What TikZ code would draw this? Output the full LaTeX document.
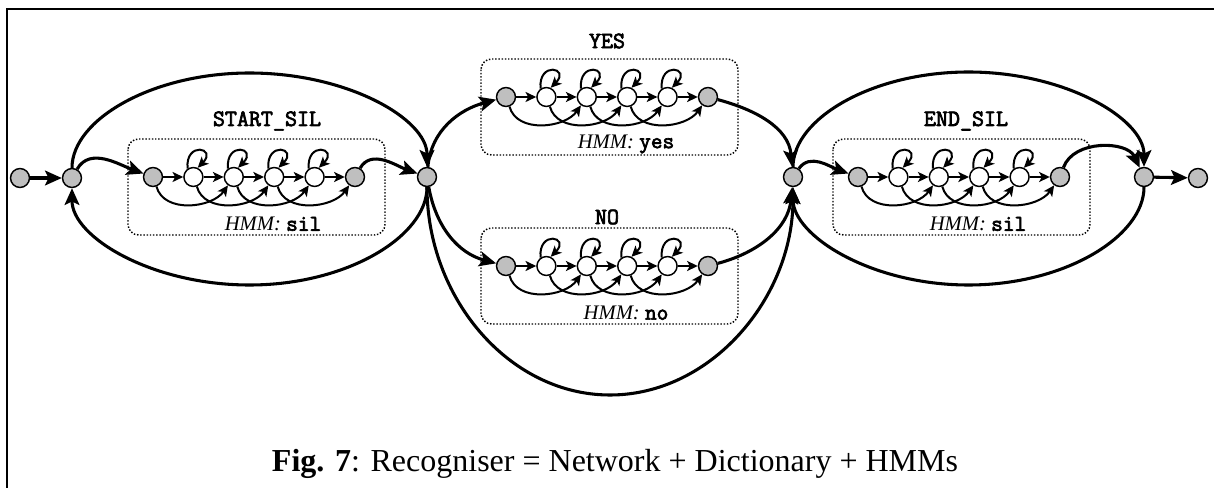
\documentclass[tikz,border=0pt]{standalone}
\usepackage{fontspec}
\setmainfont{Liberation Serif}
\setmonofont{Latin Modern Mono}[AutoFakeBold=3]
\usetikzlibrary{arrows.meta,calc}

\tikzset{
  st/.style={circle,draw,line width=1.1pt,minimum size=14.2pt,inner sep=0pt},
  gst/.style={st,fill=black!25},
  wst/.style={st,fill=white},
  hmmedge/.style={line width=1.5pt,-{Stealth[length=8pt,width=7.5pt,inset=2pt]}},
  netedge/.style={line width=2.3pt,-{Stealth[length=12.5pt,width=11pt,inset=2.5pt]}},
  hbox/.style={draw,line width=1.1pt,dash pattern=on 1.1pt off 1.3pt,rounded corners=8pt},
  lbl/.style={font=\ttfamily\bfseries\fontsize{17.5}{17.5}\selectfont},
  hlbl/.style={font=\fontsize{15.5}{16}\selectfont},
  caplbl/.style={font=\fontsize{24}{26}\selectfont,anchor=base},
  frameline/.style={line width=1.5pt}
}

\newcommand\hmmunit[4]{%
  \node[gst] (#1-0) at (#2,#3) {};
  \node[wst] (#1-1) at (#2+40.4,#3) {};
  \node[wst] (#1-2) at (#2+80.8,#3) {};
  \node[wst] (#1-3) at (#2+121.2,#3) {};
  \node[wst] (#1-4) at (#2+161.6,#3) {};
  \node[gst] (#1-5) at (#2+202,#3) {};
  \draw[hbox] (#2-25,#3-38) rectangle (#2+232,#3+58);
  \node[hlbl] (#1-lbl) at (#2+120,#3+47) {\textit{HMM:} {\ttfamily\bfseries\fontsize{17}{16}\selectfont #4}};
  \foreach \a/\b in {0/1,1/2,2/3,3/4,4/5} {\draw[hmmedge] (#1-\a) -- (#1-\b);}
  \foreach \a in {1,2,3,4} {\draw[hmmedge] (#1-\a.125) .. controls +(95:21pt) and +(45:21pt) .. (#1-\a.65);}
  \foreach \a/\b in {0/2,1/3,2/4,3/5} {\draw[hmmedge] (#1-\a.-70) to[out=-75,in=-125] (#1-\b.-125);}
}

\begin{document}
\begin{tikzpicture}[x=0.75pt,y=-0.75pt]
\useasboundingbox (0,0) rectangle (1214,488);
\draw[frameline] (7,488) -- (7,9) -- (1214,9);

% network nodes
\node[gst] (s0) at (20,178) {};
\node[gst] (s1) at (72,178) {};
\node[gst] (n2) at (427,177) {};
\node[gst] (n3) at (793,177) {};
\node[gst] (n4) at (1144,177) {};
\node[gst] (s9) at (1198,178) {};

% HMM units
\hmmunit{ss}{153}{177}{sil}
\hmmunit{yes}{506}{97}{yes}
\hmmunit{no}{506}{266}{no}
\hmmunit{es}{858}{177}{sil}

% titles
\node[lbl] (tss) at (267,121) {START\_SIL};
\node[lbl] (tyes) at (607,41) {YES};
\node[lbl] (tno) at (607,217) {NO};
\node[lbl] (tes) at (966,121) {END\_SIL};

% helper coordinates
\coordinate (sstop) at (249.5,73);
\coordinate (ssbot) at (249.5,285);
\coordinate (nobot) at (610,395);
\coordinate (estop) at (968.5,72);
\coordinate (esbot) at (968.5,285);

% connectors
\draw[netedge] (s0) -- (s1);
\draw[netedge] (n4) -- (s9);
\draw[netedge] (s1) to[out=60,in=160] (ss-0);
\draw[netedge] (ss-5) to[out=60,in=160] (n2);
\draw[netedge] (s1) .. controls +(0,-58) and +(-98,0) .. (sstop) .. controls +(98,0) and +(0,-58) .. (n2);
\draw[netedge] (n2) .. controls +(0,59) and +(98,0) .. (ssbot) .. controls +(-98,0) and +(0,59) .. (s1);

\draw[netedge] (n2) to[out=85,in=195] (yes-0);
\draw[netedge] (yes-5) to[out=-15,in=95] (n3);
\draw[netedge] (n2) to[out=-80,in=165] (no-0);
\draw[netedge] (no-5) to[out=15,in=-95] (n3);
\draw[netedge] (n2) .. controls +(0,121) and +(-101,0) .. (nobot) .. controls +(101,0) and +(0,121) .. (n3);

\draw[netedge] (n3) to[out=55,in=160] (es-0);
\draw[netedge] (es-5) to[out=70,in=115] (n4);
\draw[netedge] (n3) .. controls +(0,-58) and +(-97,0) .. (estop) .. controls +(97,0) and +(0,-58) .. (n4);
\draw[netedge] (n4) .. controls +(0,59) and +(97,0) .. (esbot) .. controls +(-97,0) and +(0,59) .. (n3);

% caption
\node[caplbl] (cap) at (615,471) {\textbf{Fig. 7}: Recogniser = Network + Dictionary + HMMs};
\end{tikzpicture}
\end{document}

..............................

**Do this**
Write down every line from the opening of the listing to the line with "(7,9) -- (1214,9);", both included, and nothing else; the pictures are omitted.

**The output**
What TikZ code would draw this? Output the full LaTeX document.
\documentclass[tikz,border=0pt]{standalone}
\usepackage{fontspec}
\setmainfont{Liberation Serif}
\setmonofont{Latin Modern Mono}[AutoFakeBold=3]
\usetikzlibrary{arrows.meta,calc}

\tikzset{
  st/.style={circle,draw,line width=1.1pt,minimum size=14.2pt,inner sep=0pt},
  gst/.style={st,fill=black!25},
  wst/.style={st,fill=white},
  hmmedge/.style={line width=1.5pt,-{Stealth[length=8pt,width=7.5pt,inset=2pt]}},
  netedge/.style={line width=2.3pt,-{Stealth[length=12.5pt,width=11pt,inset=2.5pt]}},
  hbox/.style={draw,line width=1.1pt,dash pattern=on 1.1pt off 1.3pt,rounded corners=8pt},
  lbl/.style={font=\ttfamily\bfseries\fontsize{17.5}{17.5}\selectfont},
  hlbl/.style={font=\fontsize{15.5}{16}\selectfont},
  caplbl/.style={font=\fontsize{24}{26}\selectfont,anchor=base},
  frameline/.style={line width=1.5pt}
}

\newcommand\hmmunit[4]{%
  \node[gst] (#1-0) at (#2,#3) {};
  \node[wst] (#1-1) at (#2+40.4,#3) {};
  \node[wst] (#1-2) at (#2+80.8,#3) {};
  \node[wst] (#1-3) at (#2+121.2,#3) {};
  \node[wst] (#1-4) at (#2+161.6,#3) {};
  \node[gst] (#1-5) at (#2+202,#3) {};
  \draw[hbox] (#2-25,#3-38) rectangle (#2+232,#3+58);
  \node[hlbl] (#1-lbl) at (#2+120,#3+47) {\textit{HMM:} {\ttfamily\bfseries\fontsize{17}{16}\selectfont #4}};
  \foreach \a/\b in {0/1,1/2,2/3,3/4,4/5} {\draw[hmmedge] (#1-\a) -- (#1-\b);}
  \foreach \a in {1,2,3,4} {\draw[hmmedge] (#1-\a.125) .. controls +(95:21pt) and +(45:21pt) .. (#1-\a.65);}
  \foreach \a/\b in {0/2,1/3,2/4,3/5} {\draw[hmmedge] (#1-\a.-70) to[out=-75,in=-125] (#1-\b.-125);}
}

\begin{document}
\begin{tikzpicture}[x=0.75pt,y=-0.75pt]
\useasboundingbox (0,0) rectangle (1214,488);
\draw[frameline] (7,488) -- (7,9) -- (1214,9);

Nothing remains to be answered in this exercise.